With regard to the continuum hypothesis you mentioned, it is worth noting that there are indeed some mathematicians who view it as a kind of "metaphysical thing" as you put it. Solomon Feferman was one of them.

However, other mathematicians feel otherwise, and there has been a healthy debate with nontrivial mathematical/logical content as to which is the preferable form of a foundational assumption in this context. Currently a leading view among (some) experts seems to prefer the idea that the continuum hypothesis itself should be rejected in favor of the assumption that alef-1 is still strictly smaller than the (real) continuum but alef-2 is equinumerous with the continuum; see for example this post: https://mathoverflow.net/questions/307140/mathematical-evidence-backing-mathbbr-aleph-2

I suspect that the situation is similar with other more philosophical areas involving discussions of what you call "metaphysical things"; namely, that it could lead to fruitful discussions. As you acknowledge in your question, such choices affect the way one could lead one's life, and hence they are not merely "academic".

1

In general, humans are curious. When we observe phenomena in the world, we want to know what causes them. This curiosity leads to research and development, and the end result has been our tremendous mastery of the world and the success of our species. There are other creatures with some levels of technology (beavers are very effective dam builders, which impacts the flow of rivers) but no species has the breadth of influence over the world that we have.

And it's not always possible to know what knowledge will prove useful. There have been many instances where something that was studied for purely theoretical reasons eventually found application in technology. For instance, 19th century topology led to the understanding of manifolds, which Einstein used in his formulation of general relativity; this became useful to the development of gravity wave detectors like LIGO.

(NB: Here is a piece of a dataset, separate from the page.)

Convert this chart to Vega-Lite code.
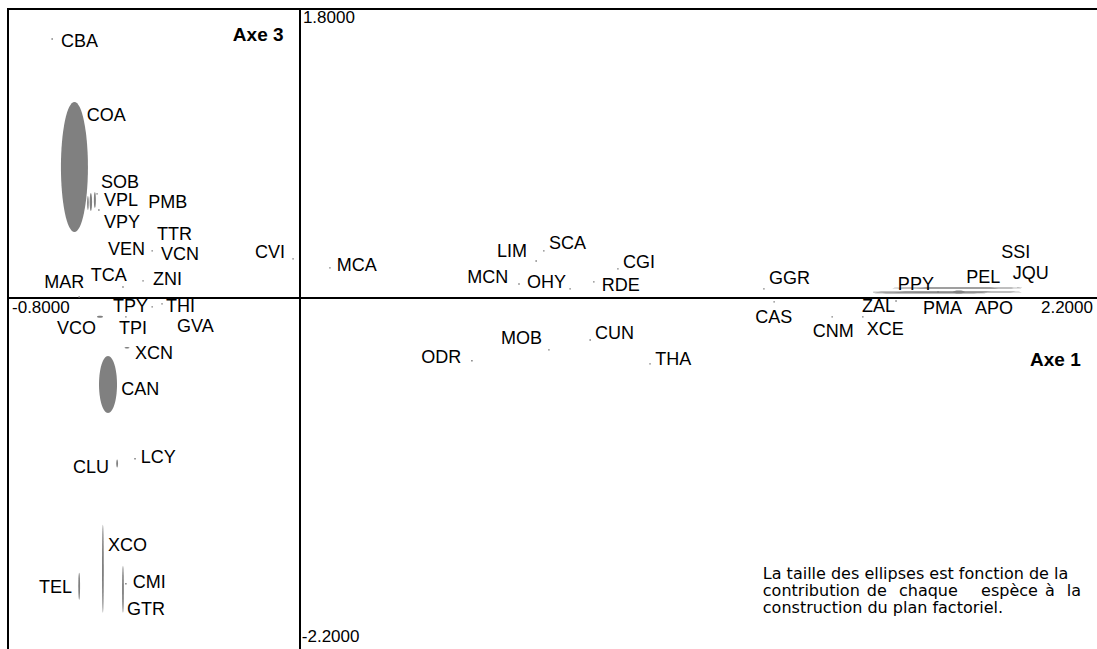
{
  "$schema": "https://vega.github.io/schema/vega-lite/v6.json",
  "width": 1095,
  "height": 642,
  "autosize": {"type": "none"},
  "padding": {"left": 8, "top": 9, "right": 0, "bottom": 0},
  "background": "white",
  "config": {
    "view": {"stroke": "black", "strokeWidth": 2},
    "text": {"font": "Liberation Sans", "color": "black"},
    "axis": {"disable": true}
  },
  "datasets": {
    "origin": [{"v": 0}],
    "ellipses": [
      {"name": "COA", "x": -0.618, "y": 0.816},
      {"name": "CAN", "x": -0.526, "y": -0.539},
      {"name": "XCO", "x": -0.540, "y": -1.687},
      {"name": "GTR", "x": -0.485, "y": -1.815},
      {"name": "TEL", "x": -0.605, "y": -1.796},
      {"name": "CLU", "x": -0.501, "y": -1.031},
      {"name": "VCO", "x": -0.548, "y": -0.118},
      {"name": "XCN", "x": -0.474, "y": -0.311},
      {"name": "SOB", "x": -0.562, "y": 0.610},
      {"name": "VPL", "x": -0.573, "y": 0.598},
      {"name": "VPY", "x": -0.581, "y": 0.592},
      {"name": "PPY", "x": 1.773, "y": 0.037},
      {"name": "PEL", "x": 1.800, "y": 0.062},
      {"name": "PMA", "x": 1.726, "y": 0.031},
      {"name": "APO", "x": 1.805, "y": 0.037}
    ],
    "points": [
      {"name": "CBA", "x": -0.679, "y": 1.613},
      {"name": "SOB", "x": -0.556, "y": 0.648},
      {"name": "VPL", "x": -0.551, "y": 0.548},
      {"name": "VEN", "x": -0.405, "y": 0.293},
      {"name": "CVI", "x": -0.019, "y": 0.243},
      {"name": "MAR", "x": -0.605, "y": 0.006},
      {"name": "TCA", "x": -0.485, "y": 0.068},
      {"name": "ZNI", "x": -0.430, "y": 0.106},
      {"name": "TPY", "x": -0.405, "y": -0.056},
      {"name": "THI", "x": -0.378, "y": -0.037},
      {"name": "TPI", "x": -0.477, "y": -0.118},
      {"name": "LCY", "x": -0.452, "y": -1.002},
      {"name": "CMI", "x": -0.477, "y": -1.781},
      {"name": "MCA", "x": 0.082, "y": 0.187},
      {"name": "LIM", "x": 0.647, "y": 0.230},
      {"name": "SCA", "x": 0.668, "y": 0.293},
      {"name": "CGI", "x": 0.871, "y": 0.181},
      {"name": "MCN", "x": 0.600, "y": 0.087},
      {"name": "OHY", "x": 0.740, "y": 0.056},
      {"name": "RDE", "x": 0.805, "y": 0.100},
      {"name": "MOB", "x": 0.682, "y": -0.324},
      {"name": "CUN", "x": 0.795, "y": -0.262},
      {"name": "ODR", "x": 0.471, "y": -0.392},
      {"name": "THA", "x": 0.959, "y": -0.411},
      {"name": "GGR", "x": 1.271, "y": 0.056},
      {"name": "CAS", "x": 1.299, "y": -0.025},
      {"name": "CNM", "x": 1.458, "y": -0.118},
      {"name": "ZAL", "x": 1.633, "y": -0.019},
      {"name": "XCE", "x": 1.542, "y": -0.118},
      {"name": "PPY", "x": 1.748, "y": 0.037}
    ],
    "labels": [
      {"name": "CBA", "lx": -0.655, "ly": 1.594},
      {"name": "COA", "lx": -0.584, "ly": 1.133},
      {"name": "SOB", "lx": -0.545, "ly": 0.716},
      {"name": "VPL", "lx": -0.537, "ly": 0.604},
      {"name": "PMB", "lx": -0.416, "ly": 0.592},
      {"name": "VPY", "lx": -0.537, "ly": 0.467},
      {"name": "TTR", "lx": -0.392, "ly": 0.392},
      {"name": "VEN", "lx": -0.526, "ly": 0.299},
      {"name": "VCN", "lx": -0.381, "ly": 0.268},
      {"name": "CVI", "lx": -0.123, "ly": 0.280},
      {"name": "MAR", "lx": -0.701, "ly": 0.093},
      {"name": "TCA", "lx": -0.573, "ly": 0.137},
      {"name": "ZNI", "lx": -0.403, "ly": 0.112},
      {"name": "TPY", "lx": -0.512, "ly": -0.056},
      {"name": "THI", "lx": -0.367, "ly": -0.056},
      {"name": "VCO", "lx": -0.666, "ly": -0.193},
      {"name": "TPI", "lx": -0.496, "ly": -0.193},
      {"name": "GVA", "lx": -0.337, "ly": -0.181},
      {"name": "XCN", "lx": -0.452, "ly": -0.349},
      {"name": "CAN", "lx": -0.490, "ly": -0.573},
      {"name": "CLU", "lx": -0.622, "ly": -1.059},
      {"name": "LCY", "lx": -0.436, "ly": -0.996},
      {"name": "XCO", "lx": -0.526, "ly": -1.544},
      {"name": "TEL", "lx": -0.715, "ly": -1.806},
      {"name": "CMI", "lx": -0.458, "ly": -1.775},
      {"name": "GTR", "lx": -0.474, "ly": -1.943},
      {"name": "MCA", "lx": 0.101, "ly": 0.199},
      {"name": "LIM", "lx": 0.540, "ly": 0.286},
      {"name": "SCA", "lx": 0.682, "ly": 0.336},
      {"name": "CGI", "lx": 0.885, "ly": 0.218},
      {"name": "MCN", "lx": 0.458, "ly": 0.125},
      {"name": "OHY", "lx": 0.622, "ly": 0.093},
      {"name": "RDE", "lx": 0.827, "ly": 0.075},
      {"name": "MOB", "lx": 0.551, "ly": -0.255},
      {"name": "CUN", "lx": 0.808, "ly": -0.224},
      {"name": "ODR", "lx": 0.332, "ly": -0.374},
      {"name": "THA", "lx": 0.973, "ly": -0.386},
      {"name": "GGR", "lx": 1.285, "ly": 0.118},
      {"name": "CAS", "lx": 1.247, "ly": -0.125},
      {"name": "CNM", "lx": 1.405, "ly": -0.212},
      {"name": "ZAL", "lx": 1.540, "ly": -0.056},
      {"name": "XCE", "lx": 1.553, "ly": -0.199},
      {"name": "PPY", "lx": 1.638, "ly": 0.081},
      {"name": "PEL", "lx": 1.825, "ly": 0.125},
      {"name": "SSI", "lx": 1.921, "ly": 0.280},
      {"name": "JQU", "lx": 1.953, "ly": 0.149},
      {"name": "PMA", "lx": 1.707, "ly": -0.068},
      {"name": "APO", "lx": 1.849, "ly": -0.068}
    ],
    "ticks": [
      {"text": "1.8000", "lx": 0.008, "ly": 1.743},
      {"text": "-2.2000", "lx": 0.005, "ly": -2.111},
      {"text": "-0.8000", "lx": -0.789, "ly": -0.062},
      {"text": "2.2000", "lx": 2.030, "ly": -0.062}
    ],
    "titles": [
      {"text": "Axe 3", "lx": -0.184, "ly": 1.638},
      {"text": "Axe 1", "lx": 2.0, "ly": -0.386}
    ],
    "note": [
      {"text": "La taille des ellipses est fonction de la", "lx": 1.268, "ly": -1.750},
      {"text": "contribution", "lx": 1.268, "ly": -1.856},
      {"text": "de", "lx": 1.553, "ly": -1.856},
      {"text": "chaque", "lx": 1.641, "ly": -1.856},
      {"text": "espèce", "lx": 1.866, "ly": -1.856},
      {"text": "à", "lx": 2.041, "ly": -1.856},
      {"text": "la", "lx": 2.101, "ly": -1.856},
      {"text": "construction du plan factoriel.", "lx": 1.268, "ly": -1.961}
    ]
  },
  "layer": [
    {
      "data": {"name": "origin"},
      "mark": {"type": "rule", "color": "black", "strokeWidth": 2},
      "encoding": {
        "x": {"field": "v", "type": "quantitative", "axis": null, "scale": {"domain": [-0.8, 2.2], "nice": false, "zero": false}}
      }
    },
    {
      "data": {"name": "origin"},
      "mark": {"type": "rule", "color": "black", "strokeWidth": 2},
      "encoding": {
        "y": {"field": "v", "type": "quantitative", "axis": null, "scale": {"domain": [-2.2, 1.8], "nice": false, "zero": false}}
      }
    },
    {
      "data": {"name": "ellipses"},
      "mark": {"type": "point", "filled": true, "size": 4, "color": "#808080", "opacity": 1, "strokeWidth": 0},
      "encoding": {
        "x": {"field": "x", "type": "quantitative", "axis": null, "scale": {"domain": [-0.8, 2.2], "nice": false, "zero": false}},
        "y": {"field": "y", "type": "quantitative", "axis": null, "scale": {"domain": [-2.2, 1.8], "nice": false, "zero": false}},
        "shape": {
          "field": "name",
          "type": "nominal",
          "legend": null,
          "scale": {
            "domain": ["COA", "CAN", "XCO", "GTR", "TEL", "CLU", "VCO", "XCN", "SOB", "VPL", "VPY", "PPY", "PEL", "PMA", "APO"],
            "range": [
              "M -13.5 0 A 13.5 65 0 1 0 13.5 0 A 13.5 65 0 1 0 -13.5 0 Z",
              "M -9 0 A 9 28.5 0 1 0 9 0 A 9 28.5 0 1 0 -9 0 Z",
              "M -0.9 0 A 0.9 44 0 1 0 0.9 0 A 0.9 44 0 1 0 -0.9 0 Z",
              "M -0.9 0 A 0.9 23.5 0 1 0 0.9 0 A 0.9 23.5 0 1 0 -0.9 0 Z",
              "M -0.9 0 A 0.9 13.5 0 1 0 0.9 0 A 0.9 13.5 0 1 0 -0.9 0 Z",
              "M -0.9 0 A 0.9 4 0 1 0 0.9 0 A 0.9 4 0 1 0 -0.9 0 Z",
              "M -3 0 A 3 1 0 1 0 3 0 A 3 1 0 1 0 -3 0 Z",
              "M -2.5 0 A 2.5 0.8 0 1 0 2.5 0 A 2.5 0.8 0 1 0 -2.5 0 Z",
              "M -1 0 A 1 8 0 1 0 1 0 A 1 8 0 1 0 -1 0 Z",
              "M -1.2 0 A 1.2 9 0 1 0 1.2 0 A 1.2 9 0 1 0 -1.2 0 Z",
              "M -0.8 0 A 0.8 7 0 1 0 0.8 0 A 0.8 7 0 1 0 -0.8 0 Z",
              "M -75 0 A 75 0.7 0 1 0 75 0 A 75 0.7 0 1 0 -75 0 Z",
              "M -65 0 A 65 0.8 0 1 0 65 0 A 65 0.8 0 1 0 -65 0 Z",
              "M -57 0 A 57 0.6 0 1 0 57 0 A 57 0.6 0 1 0 -57 0 Z",
              "M -6 0 A 6 1.5 0 1 0 6 0 A 6 1.5 0 1 0 -6 0 Z"
            ]
          }
        }
      }
    },
    {
      "data": {"name": "points"},
      "mark": {"type": "point", "shape": "square", "filled": true, "size": 2, "color": "#777777", "opacity": 1},
      "encoding": {
        "x": {"field": "x", "type": "quantitative", "axis": null, "scale": {"domain": [-0.8, 2.2], "nice": false, "zero": false}},
        "y": {"field": "y", "type": "quantitative", "axis": null, "scale": {"domain": [-2.2, 1.8], "nice": false, "zero": false}}
      }
    },
    {
      "data": {"name": "labels"},
      "mark": {"type": "text", "align": "left", "baseline": "middle", "fontSize": 18},
      "encoding": {
        "x": {"field": "lx", "type": "quantitative", "axis": null, "scale": {"domain": [-0.8, 2.2], "nice": false, "zero": false}},
        "y": {"field": "ly", "type": "quantitative", "axis": null, "scale": {"domain": [-2.2, 1.8], "nice": false, "zero": false}},
        "text": {"field": "name"}
      }
    },
    {
      "data": {"name": "ticks"},
      "mark": {"type": "text", "align": "left", "baseline": "middle", "fontSize": 17},
      "encoding": {
        "x": {"field": "lx", "type": "quantitative", "axis": null, "scale": {"domain": [-0.8, 2.2], "nice": false, "zero": false}},
        "y": {"field": "ly", "type": "quantitative", "axis": null, "scale": {"domain": [-2.2, 1.8], "nice": false, "zero": false}},
        "text": {"field": "text"}
      }
    },
    {
      "data": {"name": "titles"},
      "mark": {"type": "text", "align": "left", "baseline": "middle", "fontSize": 19, "fontWeight": "bold"},
      "encoding": {
        "x": {"field": "lx", "type": "quantitative", "axis": null, "scale": {"domain": [-0.8, 2.2], "nice": false, "zero": false}},
        "y": {"field": "ly", "type": "quantitative", "axis": null, "scale": {"domain": [-2.2, 1.8], "nice": false, "zero": false}},
        "text": {"field": "text"}
      }
    },
    {
      "data": {"name": "note"},
      "mark": {"type": "text", "align": "left", "baseline": "alphabetic", "fontSize": 16, "font": "DejaVu Sans"},
      "encoding": {
        "x": {"field": "lx", "type": "quantitative", "axis": null, "scale": {"domain": [-0.8, 2.2], "nice": false, "zero": false}},
        "y": {"field": "ly", "type": "quantitative", "axis": null, "scale": {"domain": [-2.2, 1.8], "nice": false, "zero": false}},
        "text": {"field": "text"}
      }
    }
  ]
}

So we study and debate whatever we find interesting. Sometimes we'll come to conclusions that have an impact, other times we won't. Often the process itself will have productive "meta" effects, such as improvements in the debate process itself or the development of the scientific method. A general assumption is that there's little downside to increasing knowledge.

0

There are two questions which we must ask here which I believe that you might be conflating.

One is what can we prove and the other is what should we believe. No, we cannot currently prove Free Will or determinism or the existence or non-existence of God. We cannot prove whether or not there is a teapot in space. We cannot even prove that nature is uniform (and therefore that science is even possible). So, the question about what we can prove is interesting, but not really the important distinction here. I will, however, make an exception in that if there is a God of the type many believe to exist, then we will certainly at a later point be able to prove his existence. This is not true for the inverse.

The more important question is what you hint at with asking how it would change how we live our lives. I think that this implies impetus, or what should we believe. This is a much different question and one which makes a better distinction.

Regarding Free Will, I personally believe that this is not a very useful belief in that it does not, as you noted, change how we should live our lives. If I cannot act according to my own will, then I am not harmed by trying to act as if I can. As a metaphysical question, I find it ultimately uninteresting except to point out its futility. This does not, however, mean that there is no other use. For instance, it is an important topic inside of some Christian theology because it has to do with the nature of God and the nature of man. Even here, it does not actually change how we should act, but in some sense is a matter of aesthetics, similar to how artists might discuss the beauty of a classic painting. The trap is when people attempt to debate different views of Free Will as if it negates the metaphysical relevance of religion.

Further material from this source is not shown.